Working in teams between January and May 1997, Review Panel investigators fanned out to Army units stationed worldwide, interviewing troops at forty posts in the United States and eighteen overseas. I helped interview soldiers and their leaders at a number of these posts, including Fort Lewis, Washington, Fort Polk, Louisiana, and Fort Clayton, Republic of Panama. The Review Panel visited units forward-deployed in the Balkans, in German garrisons, at training sites on sprawling bases in the American West, and in classrooms at a variety of Army schools. In view of the highly publicized priority the Secretary and the Chief of Staff had placed on our mission, we were given complete access to inquire into the human relations environment surrounding soldiers in every conceivable location, performing every type of mission.

We discovered a number of troubling shortcomings and recommended a number of changes. But we also found a very-well-trained and combat-ready Army, the best that any of us had seen in over 200 years' collective experience in uniform. This Army was far better than the poorly led soldiers suggested by the scandalous revelations of Aberdeen.

But the Review Panel found that the Army lacked institutional commitment to the Equal Opportunity (EO) program designed to prevent sexual harassment and discrimination. Further, soldiers distrusted the EO complaint system and were often hesitant to use it.

We also discovered that sexual harassment existed throughout the Army, crossing gender, rank, and racial lines. But sex discrimination was more common than sexual harassment. It is important to note that sexual harassment is a form of sex discrimination.

The overwhelming majority of drill sergeants and instructors performed competently and well. But there was not enough emphasis on the Army core value of respect in the Initial Entry Training where the drill sergeant worked and through which all new soldiers spent varying degrees of time as trainees before joining their assigned units.

Not surprisingly, the Review Panel found that Army leaders were the critical factor in creating, maintaining, and enforcing an environment of respect and dignity. But too many leaders had failed to gain the trust of their soldiers.

A study conducted a year before the panel's investigation produced interesting and disturbing findings about the extent and impact of sexual harassment and sex discrimination. When asked the question, “Were you sexually harassed in the last twelve months?” 22 percent of women soldiers and 7 percent of men answered affirmatively. This means that in an Army of 470,000 active component soldiers in which 15 percent (70,000) are women and 85 percent (400,000) are men, three times as many men as women are being sexually harassed each year.

When broken down by rank and gender, it became obvious that junior enlisted women were the most likely targets for sexual harassment; 29 percent—almost one third of those surveyed—reported sexual harassment, while 17 percent of women NCOs and 6 percent of women officers said they had been sexually harassed. A much smaller percentage of men soldiers of all ranks said they'd been the targets of sexual harassment, but their complaints were significant in that this showed the problem was not limited to women.

The investigation of sexual harassment revealed that inappropriate behaviors were commonplace throughout the Army.
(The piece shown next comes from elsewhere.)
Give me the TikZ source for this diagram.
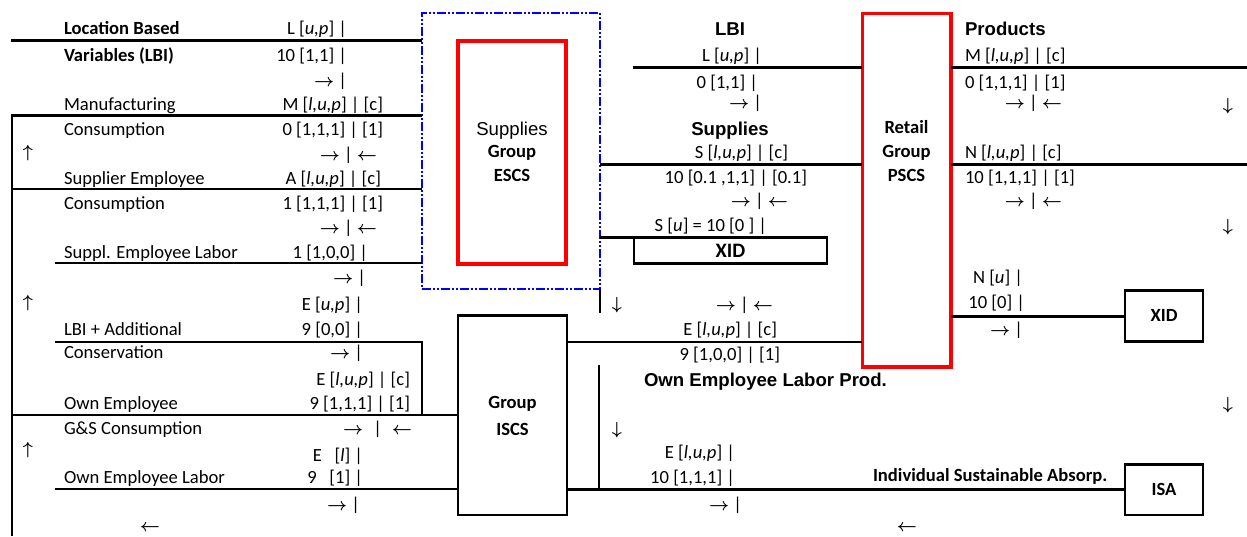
\documentclass[tikz,border=0pt]{standalone}
\usepackage{graphicx}
\usepackage{fontspec}
\setmainfont{Carlito}
\newfontfamily\arialf{Liberation Sans}
\newcommand\myRA{\scalebox{1.75}{\normalsize\boldmath$\rightarrow$}}
\newcommand\myLA{\scalebox{1.75}{\normalsize\boldmath$\leftarrow$}}
\newcommand\myUA{\scalebox{1.75}{\normalsize\boldmath$\uparrow$}}
\newcommand\myDA{\scalebox{1.75}{\normalsize\boldmath$\downarrow$}}
\newcommand\myit[1]{\textit{#1}}
\begin{document}
\begin{tikzpicture}[x=1pt,y=-1pt,
  txt/.style={inner sep=0pt, outer sep=0pt, font=\fontsize{18.6}{22}\selectfont},
  tl/.style={txt, anchor=base west},
  tr/.style={txt, anchor=base east},
  tc/.style={txt, anchor=base},
  bl/.style={tl, font=\bfseries\fontsize{18.6}{22}\selectfont},
  bc/.style={tc, font=\bfseries\fontsize{18.6}{22}\selectfont},
  hd/.style={txt, font=\arialf\bfseries\fontsize{18.6}{22}\selectfont},
  arr/.style={inner sep=0pt, outer sep=0pt, anchor=center},
  ln/.style={line width=2.6pt},
  blk/.style={draw, line width=2.6pt, inner sep=0pt, outer sep=0pt},
  redbox/.style={draw=red, line width=3.6pt, inner sep=0pt, outer sep=0pt},
  bluebox/.style={draw=blue, line width=1.7pt, inner sep=0pt, outer sep=0pt,
    dash pattern=on 9pt off 2pt on 2pt off 2pt on 2pt off 2pt}
]
\useasboundingbox (0,0) rectangle (1247,536);

% boxes
\node[bluebox, minimum width=178.3pt, minimum height=275.7pt] (escsout) at (510.85,151.15) {};
\node[redbox, minimum width=108pt, minimum height=223.3pt] (escs) at (512,152.35) {};
\node[blk, minimum width=109pt, minimum height=199.3pt] (iscs) at (512.5,415.35) {};
\node[redbox, minimum width=88.4pt, minimum height=353.7pt] (pscs) at (906.5,190.15) {};
\node[blk, minimum width=193pt, minimum height=25.6pt] (xida) at (730.5,250.5) {};
\node[blk, minimum width=78pt, minimum height=51pt] (xidb) at (1164,316.2) {};
\node[blk, minimum width=78pt, minimum height=50.7pt] (isa) at (1164,489.65) {};

% box texts
\node[txt, anchor=base, font=\arialf\fontsize{18.6}{22}\selectfont] (e1) at (512,135) {Supplies};
\node[bc] (e2) at (512,157) {Group};
\node[bc] (e3) at (512,181.7) {ESCS};
\node[bc] (i1) at (512.5,408) {Group};
\node[bc] (i2) at (512.5,435) {ISCS};
\node[bc] (p1) at (906.5,133) {Retail};
\node[bc] (p2) at (906.5,157) {Group};
\node[bc] (p3) at (906.5,181.7) {PSCS};
\node[bc, font=\bfseries\fontsize{20.5}{24}\selectfont] (x1) at (730.5,257.3) {XID};
\node[bc] (x2) at (1164,321.7) {XID};
\node[bc] (s1) at (1164,495.7) {ISA};

% connectors left
\coordinate (a1) at (11,40.7);
\draw[ln] (a1) -- (a1 -| escsout.west);
\coordinate (a2) at (12,536);
\coordinate (a2t) at (12,115.7);
\draw[ln] (a2) -- (a2t) -- (a2t -| escsout.west);
\coordinate (a3) at (12,189);
\draw[ln] (a3) -- (a3 -| escsout.west);
\coordinate (a4) at (55,263);
\draw[ln] (a4) -- (a4 -| escsout.west);
\coordinate (a5) at (55,342);
\coordinate (a5d) at (422,415);
\draw[ln] (a5) -| (a5d);
\coordinate (a6) at (12,415);
\draw[ln] (a6) -- (a6 -| iscs.west);
\coordinate (a7) at (55,489);
\draw[ln] (a7) -- (a7 -| iscs.west);

% connectors middle
\coordinate (m1) at (633,67.7);
\draw[ln] (m1) -- (m1 -| pscs.west);
\coordinate (m2) at (600,164.3);
\draw[ln] (m2 -| escsout.east) -- (m2 -| pscs.west);
\draw[ln] (xida.north west -| escsout.east) -- (xida.north west);
\coordinate (m4) at (600,313);
\draw[ln] (escsout.south east) -- (m4);
\coordinate (m5) at (567,342);
\draw[ln] (m5 -| iscs.east) -- (m5 -| pscs.west);
\coordinate (m6a) at (599,365);
\coordinate (m6b) at (599,489.65);
\draw[ln] (m6a) -- (m6b);
\draw[ln] (isa.west -| iscs.east) -- (isa.west);

% connectors right
\coordinate (r1) at (1247,67.7);
\draw[ln] (r1 -| pscs.east) -- (r1);
\coordinate (r2) at (1247,164.3);
\draw[ln] (r2 -| pscs.east) -- (r2);
\draw[ln] (xidb.west -| pscs.east) -- (xidb.west);

% left labels
\node[bl] (L0) at (64,34.3) {Location Based};
\node[bl] (L1) at (64,61.7) {Variables (LBI)};
\node[tl] (L3) at (64,110) {Manufacturing};
\node[tl] (L4) at (64,135) {Consumption};
\node[tl] (L6) at (64,184) {Supplier Employee};
\node[tl] (L7) at (64,209.5) {Consumption};
\node[tl] (L9) at (64,258) {Suppl. Employee Labor};
\node[tl] (L12) at (64,335) {LBI + Additional};
\node[tl] (L13) at (64,358.5) {Conservation};
\node[tl] (L15) at (64,409) {Own Employee};
\node[tl] (L16) at (64,434) {G\&S Consumption};
\node[tl] (L18) at (64,483) {Own Employee Labor};

% left values
\node[tr] (V0) at (347,34.3) {L [\myit{u,p}] |};
\node[tr] (V1) at (347,61.7) {10 [1,1] |};
\node[tr] (V2) at (347,86) {\myRA\ |};
\node[tr] (V3) at (383,110) {M [\myit{l,u,p}] | [c]};
\node[tr] (V4) at (383,135) {0 [1,1,1] | [1]};
\node[tr] (V5) at (377,160) {\myRA\ | \myLA};
\node[tr] (V6) at (381,184) {A [\myit{l,u,p}] | [c]};
\node[tr] (V7) at (383,209.5) {1 [1,1,1] | [1]};
\node[tr] (V8) at (377,233) {\myRA\ | \myLA};
\node[tr] (V9) at (368,258) {1 [1,0,0] |};
\node[tr] (V10) at (366,283) {\myRA\ |};
\node[tr] (V11) at (363,310) {E [\myit{u,p}] |};
\node[tr] (V12) at (363,335) {9 [0,0] |};
\node[tr] (V13) at (363,358.5) {\myRA\ |};
\node[tr] (V14) at (410,385) {E [\myit{l,u,p}] | [c]};
\node[tr] (V15) at (410,409) {9 [1,1,1] | [1]};
\node[tr] (V16) at (412,434) {\myRA\hspace{10pt}|\hspace{10pt}\myLA};
\node[tr] (V17) at (363,461) {E\ \ \ [\myit{l}] |};
\node[tr] (V18) at (363,483) {9\ \ \ [1] |};
\node[tr] (V19) at (360,510) {\myRA\ |};
\node[arr] (A20) at (150,528) {\myLA};
\node[arr] (U1) at (28,153) {\myUA};
\node[arr] (U2) at (28,303) {\myUA};
\node[arr] (U3) at (28,450) {\myUA};

% middle
\node[hd, anchor=base] (H1) at (730,35) {LBI};
\node[tr] (M1) at (762,61.7) {L [\myit{u,p}] |};
\node[tr] (M2) at (758,88) {0 [1,1] |};
\node[tr] (M3) at (762,108.3) {\myRA\ |};
\node[hd, anchor=base] (H2) at (730,135) {Supplies};
\node[tr] (M4) at (788,158) {S [\myit{l,u,p}] | [c]};
\node[tr] (M5) at (807,183) {10 [0.1 ,1,1] | [0.1]};
\node[tr] (M6) at (788,206.7) {\myRA\ | \myLA};
\node[tr] (M7) at (767,231.7) {S [\myit{u}] = 10 [0 ] |};
\node[arr] (D1) at (617,305) {\myDA};
\node[tr] (M8) at (773,310) {\myRA\ | \myLA};
\node[tr] (M9) at (777,335) {E [\myit{l,u,p}] | [c]};
\node[tr] (M10) at (780,360) {9 [1,0,0] | [1]};
\node[hd, anchor=base west] (H3) at (644,386.7) {Own Employee Labor Prod.};
\node[arr] (D2) at (617,430) {\myDA};
\node[tr] (M11) at (735,458) {E [\myit{l,u,p}] |};
\node[tr] (M12) at (735,483) {10 [1,1,1] |};
\node[tr] (M13) at (742,510) {\myRA\ |};

% right
\node[hd, anchor=base west] (H4) at (965,35) {Products};
\node[tl] (R1) at (965,61.7) {M [\myit{l,u,p}] | [c]};
\node[tl] (R2) at (965,88) {0 [1,1,1] | [1]};
\node[tr] (R3) at (1062,108.3) {\myRA\ | \myLA};
\node[arr] (D3) at (1228,106) {\myDA};
\node[tl] (R4) at (965,158) {N [\myit{l,u,p}] | [c]};
\node[tl] (R5) at (965,183) {10 [1,1,1] | [1]};
\node[tr] (R6) at (1062,206.7) {\myRA\ | \myLA};
\node[arr] (D4) at (1228,227) {\myDA};
\node[tr] (R7) at (1023,283) {N [\myit{u}] |};
\node[tr] (R8) at (1025,308) {10 [0] |};
\node[tr] (R9) at (1023,335) {\myRA\ |};
\node[arr] (D5) at (1228,405) {\myDA};
\node[bl] (R10) at (873,481.7) {Individual Sustainable Absorp.};
\node[arr] (A21) at (907,528) {\myLA};
\end{tikzpicture}
\end{document}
They ran the gamut from crude and offensive behavior (unwanted sexual jokes, stories, whistling, and staring), sexist behavior (insulting, offensive, and condescending attitudes based on gender), unwanted sexual attention (including touching or fondling and pressing for dates even when rebuffed), sexual coercion (which included classic quid pro quo cases of job benefits or losses conditioned on sexual cooperation), and finally to sexual assault that included attempted and actual rape.

Crude or offensive behavior was the most common problem, experienced by 78 percent of the women and 76 percent of the men surveyed. Almost as many of each gender said they experienced sexist behavior. The gap widened in the unwanted sexual attention category: 47 percent of the women, 30 percent of the men. Nearly twice as many women than men (15 percent vs. 8 percent) had experienced sexual coercion. The gap closes on reported sexual assault: 7 percent of women vs. 6 percent of men.

Overall, the Review Panel found that 84 percent of these Army women and 80 percent of these Army men reported experiencing some type of inappropriate sexual behavior. But many, apparently, did not perceive these behaviors as sexual harassment because the number of soldiers who believed that sexual harassment was a problem in their unit was relatively small (10 percent of men and 17 percent of women). This was consistent with the personal perception of 22 percent of the women and 7 percent of the men who reported they had been sexually harassed in the previous twelve months.

In a focus group, a soldier commented that there was “lots of low-level sexual harassment,” but it was “just part of the environment.” Others described the least offensive behaviors as “noise,” “static,” or “clutter.” Many soldiers were uncomfortable with the situation, but found their exposure to these behaviors inevitable. What the Review Panel found striking was that Army men and women would tolerate such behavior and not state they had been sexually harassed, an indication that, for whatever reason, behavior that fell within the official definition of sexual harassment was accepted as the norm throughout the Army. One soldier noted that inappropriate behavior and sexual harassment was so pervasive, “I'd keep reporting it every day. But I handle it better than most.” Another said the official definition of sexual harassment was “too broad now,” adding that a newcomer to the unit might perceive sexual harassment, “when it is really only bantering back and forth.”

We learned that soldiers were likely to perceive they were being sexually harassed only when inappropriate behavior reached the level of sexual coercion or sexual assault. When this happened, 52 percent stated that they had been sexually harassed. “As long as no one is touching me,” a soldier said, capturing a common sentiment, “I don't care.”

During focus groups, many of those who had reported they had been sexually harassed described experiences that actually fell within the official Department of Defense definition of sex discrimination. Very often this discrimination involved soldiers being given certain duties solely because of their gender. All these cases involved units in which men and women were serving on an equal footing, with women qualified to perform their Military Occupational Specialty (MOS). The discrimination was often linked to assumptions about sex role stereotypes concerning abilities, competence, status, and roles of the particular gender (either man or woman), which resulted in the disparate treatment or a negative impact on those soldiers. For example, an officer or NCO might have made the arbitrary decision to assign women to “light” administrative-type duty, while men got the dirtier, heavy-lifting jobs. In a full field exercise, this might involve men digging trenches and foxholes, while women set up tents or light equipment.